YOUR OBJECTIVE: Return, without pictures, the lines from the start of the data through the one that contains "import plotly.graph_objects as go".

===== EXTRACTED DATA =====

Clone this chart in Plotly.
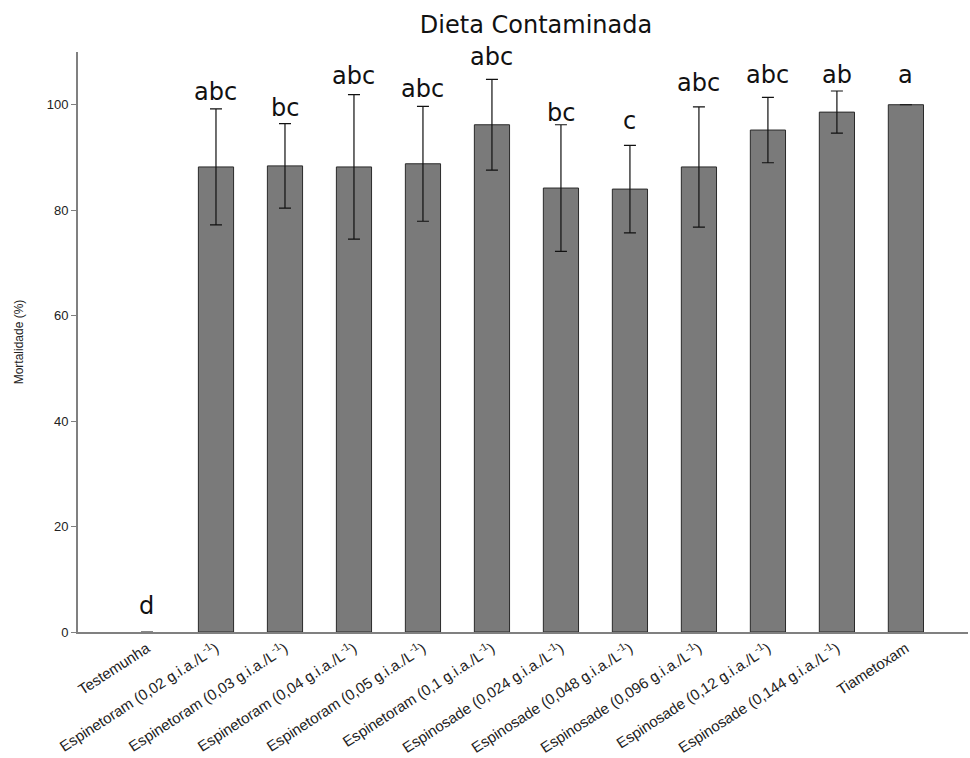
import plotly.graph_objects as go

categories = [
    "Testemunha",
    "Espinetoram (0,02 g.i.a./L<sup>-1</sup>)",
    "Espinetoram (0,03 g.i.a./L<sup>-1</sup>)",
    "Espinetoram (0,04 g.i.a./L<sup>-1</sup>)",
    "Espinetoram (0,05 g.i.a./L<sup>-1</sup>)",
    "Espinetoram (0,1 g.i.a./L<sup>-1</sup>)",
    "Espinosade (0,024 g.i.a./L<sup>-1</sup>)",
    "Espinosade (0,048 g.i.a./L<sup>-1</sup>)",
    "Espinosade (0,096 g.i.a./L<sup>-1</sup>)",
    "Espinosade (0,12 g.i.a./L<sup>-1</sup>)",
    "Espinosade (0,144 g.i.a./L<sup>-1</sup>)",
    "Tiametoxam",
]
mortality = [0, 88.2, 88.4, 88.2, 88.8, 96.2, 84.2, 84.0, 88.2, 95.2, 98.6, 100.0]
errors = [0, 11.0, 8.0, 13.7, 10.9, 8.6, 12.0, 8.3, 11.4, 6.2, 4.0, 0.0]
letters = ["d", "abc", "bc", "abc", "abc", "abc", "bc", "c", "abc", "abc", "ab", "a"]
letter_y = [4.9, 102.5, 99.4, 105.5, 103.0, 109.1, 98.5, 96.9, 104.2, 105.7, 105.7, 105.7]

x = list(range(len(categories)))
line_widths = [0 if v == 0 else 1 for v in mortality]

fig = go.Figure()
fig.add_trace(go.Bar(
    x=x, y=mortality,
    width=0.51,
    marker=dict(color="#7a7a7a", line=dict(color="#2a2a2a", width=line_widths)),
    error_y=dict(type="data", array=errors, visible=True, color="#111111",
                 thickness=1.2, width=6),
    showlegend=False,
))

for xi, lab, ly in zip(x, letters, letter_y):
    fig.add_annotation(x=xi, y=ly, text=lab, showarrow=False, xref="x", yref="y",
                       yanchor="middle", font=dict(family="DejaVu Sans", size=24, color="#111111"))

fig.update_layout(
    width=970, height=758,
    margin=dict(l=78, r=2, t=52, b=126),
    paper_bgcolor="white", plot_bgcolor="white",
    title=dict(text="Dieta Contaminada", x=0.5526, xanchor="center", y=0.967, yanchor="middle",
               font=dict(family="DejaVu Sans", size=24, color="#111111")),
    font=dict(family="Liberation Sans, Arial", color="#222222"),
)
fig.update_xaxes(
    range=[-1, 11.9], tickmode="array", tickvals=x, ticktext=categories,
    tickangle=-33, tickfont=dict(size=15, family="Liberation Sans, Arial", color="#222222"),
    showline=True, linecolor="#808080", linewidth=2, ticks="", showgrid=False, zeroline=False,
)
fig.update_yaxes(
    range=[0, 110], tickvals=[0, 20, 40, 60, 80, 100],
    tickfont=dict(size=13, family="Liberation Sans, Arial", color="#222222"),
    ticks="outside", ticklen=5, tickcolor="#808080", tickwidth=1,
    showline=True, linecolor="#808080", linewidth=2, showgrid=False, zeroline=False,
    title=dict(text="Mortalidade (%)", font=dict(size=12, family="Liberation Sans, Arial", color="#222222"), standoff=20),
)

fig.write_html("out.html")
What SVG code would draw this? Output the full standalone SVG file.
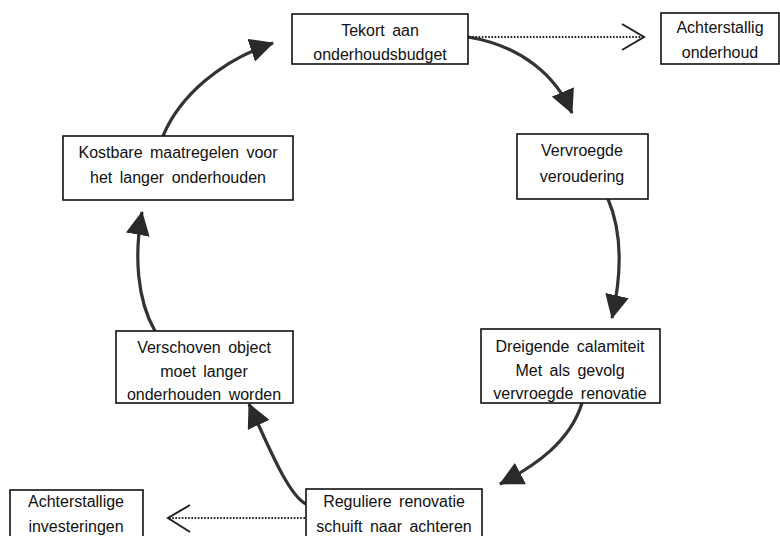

=====

RESPONSE TO THE TASK:
Clone this chart in Plotly.
import plotly.graph_objects as go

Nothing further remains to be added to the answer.